When Things Go Wrong, Who Is Really to Blame? (Podcast)
What’s our first instinct when we miss a delivery, manufacturing quality takes a tumble or employee engagement begins to wobble?
Finger-pointing. Finding a shop-floor worker to cast blame upon. Firing the alleged perpetrator.
The problem is that individual workers are rarely to blame, say Dr. Mohamed Saleh and John Dyer, hosts of the Behind the Curtain: Adventures in Continuous Improvement podcast. The more likely responsible culprit is a broken system, they assert.
“And the people who oversee the system are the leaders, the executives, the ones that are making the decisions, not the workers,” Dyer points out.
In this episode, Saleh and Dyer delve into the paradox of holding front-line workers responsible for problems over which they have no control. Dyer shares an example from his General Electric days in which a series of issues brought production to a halt and resulted in lost revenue. The issues—delayed preventive maintenance and lack of spare parts, among them—were outside the control of the workers and in the camp of the very managers who were looking for someone to blame.

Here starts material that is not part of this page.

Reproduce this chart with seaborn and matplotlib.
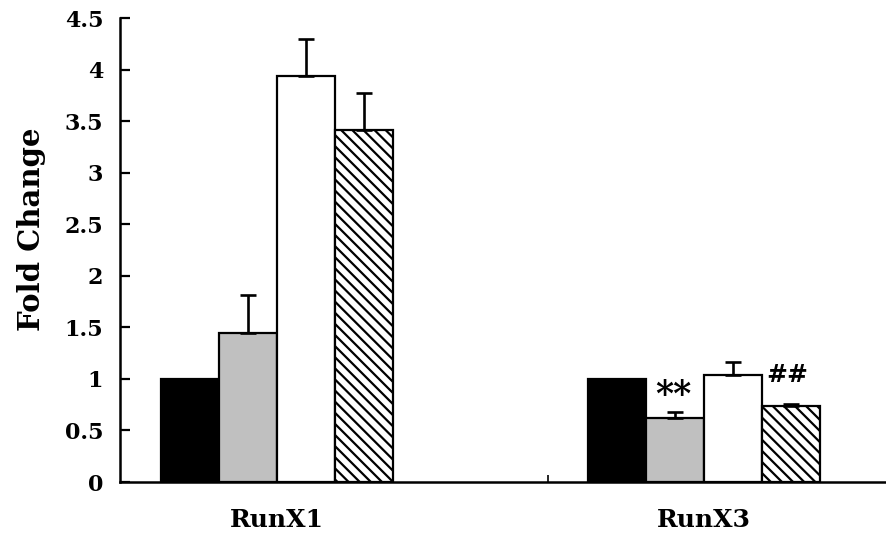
import matplotlib
matplotlib.use("Agg")
import matplotlib.pyplot as plt
import seaborn as sns
import pandas as pd

# data
genes = ["RunX1", "RunX3"]
groups = ["Group 1", "Group 2", "Group 3", "Group 4"]
fold_runx1 = [1.0, 1.45, 3.94, 3.41]
fold_runx3 = [1.0, 0.62, 1.04, 0.74]
err_runx1 = [0.0, 0.36, 0.36, 0.36]
err_runx3 = [0.0, 0.06, 0.12, 0.02]
marks_runx3 = ["", "**", "", "##"]

colors = ["black", "#c0c0c0", "white", "white"]

df = pd.DataFrame({
    "gene": [g for g in genes for _ in groups],
    "group": groups * 2,
    "fold": fold_runx1 + fold_runx3,
})
errs = {"RunX1": err_runx1, "RunX3": err_runx3}

sns.set_style("ticks")
plt.rcParams["font.family"] = ["DejaVu Serif", "Liberation Serif"]
plt.rcParams["font.weight"] = "bold"
plt.rcParams["hatch.linewidth"] = 1.6
for key in ["text.color", "axes.labelcolor", "xtick.color", "ytick.color", "axes.edgecolor"]:
    plt.rcParams[key] = "black"

fig = plt.figure(figsize=(8.86, 5.37), dpi=100)
ax = fig.add_axes([0.1354, 0.1024, 0.8646, 0.864])

sns.barplot(data=df, x="gene", y="fold", hue="group", hue_order=groups,
            palette=colors, width=0.543, edgecolor="black", linewidth=1.6,
            errorbar=None, legend=False, ax=ax)

# hatch on the 4th series, error bars on top
bar_conts = list(ax.containers)
for i, cont in enumerate(bar_conts):
    for j, bar in enumerate(cont):
        if i == 3:
            bar.set_hatch("\\\\\\")
        e = errs[genes[j]][i]
        xc = bar.get_x() + bar.get_width() / 2
        h = bar.get_height()
        if e > 0:
            ax.errorbar(xc, h, yerr=[[0], [e]], fmt="none", ecolor="black",
                        elinewidth=1.9, capsize=6, capthick=1.9, zorder=3)
        m = marks_runx3[i] if genes[j] == "RunX3" else ""
        if m == "**":
            ax.text(xc - 0.003, h + e + 0.07, m, ha="center", va="baseline",
                    fontsize=25, fontweight="bold")
        elif m == "##":
            ax.text(xc - 0.008, h + e + 0.21, m, ha="center", va="baseline",
                    fontsize=18, fontweight="bold")

ax.set_ylim(0, 4.5)
ax.set_xlim(-0.368, 1.426)
ax.set_yticks([0, 0.5, 1, 1.5, 2, 2.5, 3, 3.5, 4, 4.5])
ax.set_yticklabels(["0", "0.5", "1", "1.5", "2", "2.5", "3", "3.5", "4", "4.5"])
ax.tick_params(axis="y", direction="in", length=7, width=1.6, labelsize=16, pad=12)
ax.tick_params(axis="x", length=0, labelsize=18, pad=19)
ax.set_xticks([0, 1])
ax.set_xticks([0.635], minor=True)
ax.tick_params(axis="x", which="minor", direction="in", length=5, width=1.2)
ax.set_xlabel("")
ax.set_ylabel("Fold Change", fontsize=21, fontweight="bold")
ax.yaxis.set_label_coords(-0.097, 0.545)
for lab in ax.get_xticklabels() + ax.get_yticklabels():
    lab.set_fontweight("bold")

sns.despine(ax=ax)
ax.spines["left"].set_linewidth(1.8)
ax.spines["bottom"].set_linewidth(1.8)

fig.savefig("out.png", dpi=100)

In a similar vein, Saleh shared an example in which he was brought in to “fix” a team that was missing deadlines, not collaborating and otherwise losing momentum. Reverse engineering of the issue revealed an incentive plan that rewarded individual success over team success, Saleh said.
In both examples, the hosts note, poorly designed systems rather than individuals created the issues. The fix, therefore, is to improve the system.
“Every organization is perfectly designed for the output they're producing today. And if it's a toxic environment, they're perfectly designed for a toxic environment. And if it's not meeting certain revenue goals, they're perfectly designed for not meeting those revenue goals,” Saleh says. “Nothing is a fluke. All the behaviors that you're seeing out of the system is a result of that system.”
In this episode, Saleh and Dyer also discuss:
- the importance of understanding what is meant by "system."
- leadership’s responsibility and role in creating and perpetrating a problematic system.
- how to fix a system that is not driving the desired behaviors.
“We're not saying that leaders can't be passionate. They can be even angry to a point, but it's redirecting that passion and that anger toward the elements of the system that are broken, not towards the people,” Dyer concludes.